* Begin Record list *
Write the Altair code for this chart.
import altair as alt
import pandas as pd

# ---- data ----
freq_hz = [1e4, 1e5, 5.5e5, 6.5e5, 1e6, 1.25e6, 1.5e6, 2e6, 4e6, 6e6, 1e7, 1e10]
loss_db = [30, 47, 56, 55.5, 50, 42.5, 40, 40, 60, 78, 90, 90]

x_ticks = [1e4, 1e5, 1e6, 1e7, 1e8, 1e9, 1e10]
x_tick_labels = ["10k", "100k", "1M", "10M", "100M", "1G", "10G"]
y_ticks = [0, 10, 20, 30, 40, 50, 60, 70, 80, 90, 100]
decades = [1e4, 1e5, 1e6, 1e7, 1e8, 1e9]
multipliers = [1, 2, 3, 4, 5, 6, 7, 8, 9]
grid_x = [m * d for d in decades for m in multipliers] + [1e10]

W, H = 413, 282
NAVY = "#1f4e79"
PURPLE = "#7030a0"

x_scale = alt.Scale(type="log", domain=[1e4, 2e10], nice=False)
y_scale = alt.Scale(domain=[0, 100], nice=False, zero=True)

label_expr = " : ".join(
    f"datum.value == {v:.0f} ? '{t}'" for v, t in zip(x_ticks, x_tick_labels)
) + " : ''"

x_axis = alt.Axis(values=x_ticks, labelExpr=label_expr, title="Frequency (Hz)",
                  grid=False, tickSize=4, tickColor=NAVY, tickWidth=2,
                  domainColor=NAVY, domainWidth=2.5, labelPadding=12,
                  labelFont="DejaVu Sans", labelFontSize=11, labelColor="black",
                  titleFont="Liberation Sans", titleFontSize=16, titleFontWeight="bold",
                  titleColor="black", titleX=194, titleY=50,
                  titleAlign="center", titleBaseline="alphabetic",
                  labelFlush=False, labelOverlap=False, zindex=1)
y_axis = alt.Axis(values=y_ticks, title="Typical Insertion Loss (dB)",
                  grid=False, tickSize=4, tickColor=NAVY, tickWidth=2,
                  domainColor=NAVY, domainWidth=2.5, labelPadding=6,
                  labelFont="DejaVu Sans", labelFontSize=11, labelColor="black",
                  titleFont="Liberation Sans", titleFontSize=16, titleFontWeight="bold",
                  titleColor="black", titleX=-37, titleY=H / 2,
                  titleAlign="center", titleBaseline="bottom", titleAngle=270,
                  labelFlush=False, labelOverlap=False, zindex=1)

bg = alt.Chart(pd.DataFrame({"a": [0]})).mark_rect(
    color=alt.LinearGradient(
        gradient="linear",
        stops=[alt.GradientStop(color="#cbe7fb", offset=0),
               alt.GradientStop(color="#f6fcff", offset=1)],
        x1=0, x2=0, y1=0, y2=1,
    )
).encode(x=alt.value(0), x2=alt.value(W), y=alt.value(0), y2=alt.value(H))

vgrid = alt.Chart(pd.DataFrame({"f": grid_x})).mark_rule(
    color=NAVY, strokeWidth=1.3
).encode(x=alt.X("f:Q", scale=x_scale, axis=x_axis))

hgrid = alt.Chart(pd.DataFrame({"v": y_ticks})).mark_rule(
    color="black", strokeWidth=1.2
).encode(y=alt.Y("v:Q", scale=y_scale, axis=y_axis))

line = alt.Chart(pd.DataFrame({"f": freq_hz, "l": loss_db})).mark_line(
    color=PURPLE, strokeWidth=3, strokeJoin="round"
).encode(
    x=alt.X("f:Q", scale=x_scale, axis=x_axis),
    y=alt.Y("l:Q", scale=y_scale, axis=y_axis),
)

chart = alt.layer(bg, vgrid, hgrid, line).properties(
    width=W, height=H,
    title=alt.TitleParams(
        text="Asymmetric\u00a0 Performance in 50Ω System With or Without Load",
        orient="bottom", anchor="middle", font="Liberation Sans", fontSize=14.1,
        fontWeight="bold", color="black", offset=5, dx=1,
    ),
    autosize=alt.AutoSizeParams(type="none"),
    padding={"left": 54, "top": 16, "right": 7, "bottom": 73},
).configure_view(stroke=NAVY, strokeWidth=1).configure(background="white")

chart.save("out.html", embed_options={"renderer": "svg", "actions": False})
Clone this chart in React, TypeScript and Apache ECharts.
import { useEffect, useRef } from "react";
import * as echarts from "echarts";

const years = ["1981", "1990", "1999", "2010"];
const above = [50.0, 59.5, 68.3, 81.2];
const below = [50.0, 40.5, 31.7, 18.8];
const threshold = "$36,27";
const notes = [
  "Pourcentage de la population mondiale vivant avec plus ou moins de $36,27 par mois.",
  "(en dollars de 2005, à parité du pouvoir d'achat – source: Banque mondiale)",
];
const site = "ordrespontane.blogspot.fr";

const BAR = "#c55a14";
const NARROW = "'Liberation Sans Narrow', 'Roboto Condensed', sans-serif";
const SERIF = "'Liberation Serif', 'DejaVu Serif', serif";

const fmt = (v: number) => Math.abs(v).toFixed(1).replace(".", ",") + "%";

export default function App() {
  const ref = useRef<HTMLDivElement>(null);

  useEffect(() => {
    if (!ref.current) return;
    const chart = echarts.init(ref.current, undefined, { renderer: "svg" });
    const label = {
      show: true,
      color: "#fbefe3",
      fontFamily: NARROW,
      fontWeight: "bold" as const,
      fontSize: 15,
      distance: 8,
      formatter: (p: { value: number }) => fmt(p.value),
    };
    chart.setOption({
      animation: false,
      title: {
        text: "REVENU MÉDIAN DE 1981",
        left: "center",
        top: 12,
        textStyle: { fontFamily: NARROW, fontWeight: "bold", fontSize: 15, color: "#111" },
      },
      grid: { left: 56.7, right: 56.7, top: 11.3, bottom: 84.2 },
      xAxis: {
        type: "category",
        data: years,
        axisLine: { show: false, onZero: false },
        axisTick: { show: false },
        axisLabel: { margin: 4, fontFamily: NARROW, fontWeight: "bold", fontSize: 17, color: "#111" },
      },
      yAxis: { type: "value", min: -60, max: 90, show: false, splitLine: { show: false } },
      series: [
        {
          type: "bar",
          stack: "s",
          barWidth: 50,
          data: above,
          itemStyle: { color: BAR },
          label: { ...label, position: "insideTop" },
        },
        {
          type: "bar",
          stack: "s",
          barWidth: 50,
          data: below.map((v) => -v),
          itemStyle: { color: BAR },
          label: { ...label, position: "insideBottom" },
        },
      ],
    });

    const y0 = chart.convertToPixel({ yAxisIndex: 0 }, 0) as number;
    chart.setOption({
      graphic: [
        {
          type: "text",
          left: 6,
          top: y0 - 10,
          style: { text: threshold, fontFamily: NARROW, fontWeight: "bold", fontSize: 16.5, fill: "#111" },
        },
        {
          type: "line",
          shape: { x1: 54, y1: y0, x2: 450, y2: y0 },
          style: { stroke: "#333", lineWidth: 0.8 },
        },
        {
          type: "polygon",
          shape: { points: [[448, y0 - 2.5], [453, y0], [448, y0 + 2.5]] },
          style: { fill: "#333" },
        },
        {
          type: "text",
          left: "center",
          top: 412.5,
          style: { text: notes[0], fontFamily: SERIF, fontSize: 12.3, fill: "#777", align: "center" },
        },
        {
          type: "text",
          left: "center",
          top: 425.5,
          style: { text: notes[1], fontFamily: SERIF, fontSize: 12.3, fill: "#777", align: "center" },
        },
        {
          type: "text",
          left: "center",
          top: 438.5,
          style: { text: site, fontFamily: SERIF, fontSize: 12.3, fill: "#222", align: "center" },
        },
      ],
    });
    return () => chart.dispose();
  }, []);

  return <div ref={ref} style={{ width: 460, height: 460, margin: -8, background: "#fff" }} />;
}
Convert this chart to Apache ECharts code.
* End Record list *
* _Instructions for the task_:
Working from the material above, retype it in its entirety without change.

* _Solution_:
Write the Altair code for this chart.
import altair as alt
import pandas as pd

# ---- data ----
freq_hz = [1e4, 1e5, 5.5e5, 6.5e5, 1e6, 1.25e6, 1.5e6, 2e6, 4e6, 6e6, 1e7, 1e10]
loss_db = [30, 47, 56, 55.5, 50, 42.5, 40, 40, 60, 78, 90, 90]

x_ticks = [1e4, 1e5, 1e6, 1e7, 1e8, 1e9, 1e10]
x_tick_labels = ["10k", "100k", "1M", "10M", "100M", "1G", "10G"]
y_ticks = [0, 10, 20, 30, 40, 50, 60, 70, 80, 90, 100]
decades = [1e4, 1e5, 1e6, 1e7, 1e8, 1e9]
multipliers = [1, 2, 3, 4, 5, 6, 7, 8, 9]
grid_x = [m * d for d in decades for m in multipliers] + [1e10]

W, H = 413, 282
NAVY = "#1f4e79"
PURPLE = "#7030a0"

x_scale = alt.Scale(type="log", domain=[1e4, 2e10], nice=False)
y_scale = alt.Scale(domain=[0, 100], nice=False, zero=True)

label_expr = " : ".join(
    f"datum.value == {v:.0f} ? '{t}'" for v, t in zip(x_ticks, x_tick_labels)
) + " : ''"

x_axis = alt.Axis(values=x_ticks, labelExpr=label_expr, title="Frequency (Hz)",
                  grid=False, tickSize=4, tickColor=NAVY, tickWidth=2,
                  domainColor=NAVY, domainWidth=2.5, labelPadding=12,
                  labelFont="DejaVu Sans", labelFontSize=11, labelColor="black",
                  titleFont="Liberation Sans", titleFontSize=16, titleFontWeight="bold",
                  titleColor="black", titleX=194, titleY=50,
                  titleAlign="center", titleBaseline="alphabetic",
                  labelFlush=False, labelOverlap=False, zindex=1)
y_axis = alt.Axis(values=y_ticks, title="Typical Insertion Loss (dB)",
                  grid=False, tickSize=4, tickColor=NAVY, tickWidth=2,
                  domainColor=NAVY, domainWidth=2.5, labelPadding=6,
                  labelFont="DejaVu Sans", labelFontSize=11, labelColor="black",
                  titleFont="Liberation Sans", titleFontSize=16, titleFontWeight="bold",
                  titleColor="black", titleX=-37, titleY=H / 2,
                  titleAlign="center", titleBaseline="bottom", titleAngle=270,
                  labelFlush=False, labelOverlap=False, zindex=1)

bg = alt.Chart(pd.DataFrame({"a": [0]})).mark_rect(
    color=alt.LinearGradient(
        gradient="linear",
        stops=[alt.GradientStop(color="#cbe7fb", offset=0),
               alt.GradientStop(color="#f6fcff", offset=1)],
        x1=0, x2=0, y1=0, y2=1,
    )
).encode(x=alt.value(0), x2=alt.value(W), y=alt.value(0), y2=alt.value(H))

vgrid = alt.Chart(pd.DataFrame({"f": grid_x})).mark_rule(
    color=NAVY, strokeWidth=1.3
).encode(x=alt.X("f:Q", scale=x_scale, axis=x_axis))

hgrid = alt.Chart(pd.DataFrame({"v": y_ticks})).mark_rule(
    color="black", strokeWidth=1.2
).encode(y=alt.Y("v:Q", scale=y_scale, axis=y_axis))

line = alt.Chart(pd.DataFrame({"f": freq_hz, "l": loss_db})).mark_line(
    color=PURPLE, strokeWidth=3, strokeJoin="round"
).encode(
    x=alt.X("f:Q", scale=x_scale, axis=x_axis),
    y=alt.Y("l:Q", scale=y_scale, axis=y_axis),
)

chart = alt.layer(bg, vgrid, hgrid, line).properties(
    width=W, height=H,
    title=alt.TitleParams(
        text="Asymmetric\u00a0 Performance in 50Ω System With or Without Load",
        orient="bottom", anchor="middle", font="Liberation Sans", fontSize=14.1,
        fontWeight="bold", color="black", offset=5, dx=1,
    ),
    autosize=alt.AutoSizeParams(type="none"),
    padding={"left": 54, "top": 16, "right": 7, "bottom": 73},
).configure_view(stroke=NAVY, strokeWidth=1).configure(background="white")

chart.save("out.html", embed_options={"renderer": "svg", "actions": False})
Clone this chart in React, TypeScript and Apache ECharts.
import { useEffect, useRef } from "react";
import * as echarts from "echarts";

const years = ["1981", "1990", "1999", "2010"];
const above = [50.0, 59.5, 68.3, 81.2];
const below = [50.0, 40.5, 31.7, 18.8];
const threshold = "$36,27";
const notes = [
  "Pourcentage de la population mondiale vivant avec plus ou moins de $36,27 par mois.",
  "(en dollars de 2005, à parité du pouvoir d'achat – source: Banque mondiale)",
];
const site = "ordrespontane.blogspot.fr";

const BAR = "#c55a14";
const NARROW = "'Liberation Sans Narrow', 'Roboto Condensed', sans-serif";
const SERIF = "'Liberation Serif', 'DejaVu Serif', serif";

const fmt = (v: number) => Math.abs(v).toFixed(1).replace(".", ",") + "%";

export default function App() {
  const ref = useRef<HTMLDivElement>(null);

  useEffect(() => {
    if (!ref.current) return;
    const chart = echarts.init(ref.current, undefined, { renderer: "svg" });
    const label = {
      show: true,
      color: "#fbefe3",
      fontFamily: NARROW,
      fontWeight: "bold" as const,
      fontSize: 15,
      distance: 8,
      formatter: (p: { value: number }) => fmt(p.value),
    };
    chart.setOption({
      animation: false,
      title: {
        text: "REVENU MÉDIAN DE 1981",
        left: "center",
        top: 12,
        textStyle: { fontFamily: NARROW, fontWeight: "bold", fontSize: 15, color: "#111" },
      },
      grid: { left: 56.7, right: 56.7, top: 11.3, bottom: 84.2 },
      xAxis: {
        type: "category",
        data: years,
        axisLine: { show: false, onZero: false },
        axisTick: { show: false },
        axisLabel: { margin: 4, fontFamily: NARROW, fontWeight: "bold", fontSize: 17, color: "#111" },
      },
      yAxis: { type: "value", min: -60, max: 90, show: false, splitLine: { show: false } },
      series: [
        {
          type: "bar",
          stack: "s",
          barWidth: 50,
          data: above,
          itemStyle: { color: BAR },
          label: { ...label, position: "insideTop" },
        },
        {
          type: "bar",
          stack: "s",
          barWidth: 50,
          data: below.map((v) => -v),
          itemStyle: { color: BAR },
          label: { ...label, position: "insideBottom" },
        },
      ],
    });

    const y0 = chart.convertToPixel({ yAxisIndex: 0 }, 0) as number;
    chart.setOption({
      graphic: [
        {
          type: "text",
          left: 6,
          top: y0 - 10,
          style: { text: threshold, fontFamily: NARROW, fontWeight: "bold", fontSize: 16.5, fill: "#111" },
        },
        {
          type: "line",
          shape: { x1: 54, y1: y0, x2: 450, y2: y0 },
          style: { stroke: "#333", lineWidth: 0.8 },
        },
        {
          type: "polygon",
          shape: { points: [[448, y0 - 2.5], [453, y0], [448, y0 + 2.5]] },
          style: { fill: "#333" },
        },
        {
          type: "text",
          left: "center",
          top: 412.5,
          style: { text: notes[0], fontFamily: SERIF, fontSize: 12.3, fill: "#777", align: "center" },
        },
        {
          type: "text",
          left: "center",
          top: 425.5,
          style: { text: notes[1], fontFamily: SERIF, fontSize: 12.3, fill: "#777", align: "center" },
        },
        {
          type: "text",
          left: "center",
          top: 438.5,
          style: { text: site, fontFamily: SERIF, fontSize: 12.3, fill: "#222", align: "center" },
        },
      ],
    });
    return () => chart.dispose();
  }, []);

  return <div ref={ref} style={{ width: 460, height: 460, margin: -8, background: "#fff" }} />;
}
Convert this chart to Apache ECharts code.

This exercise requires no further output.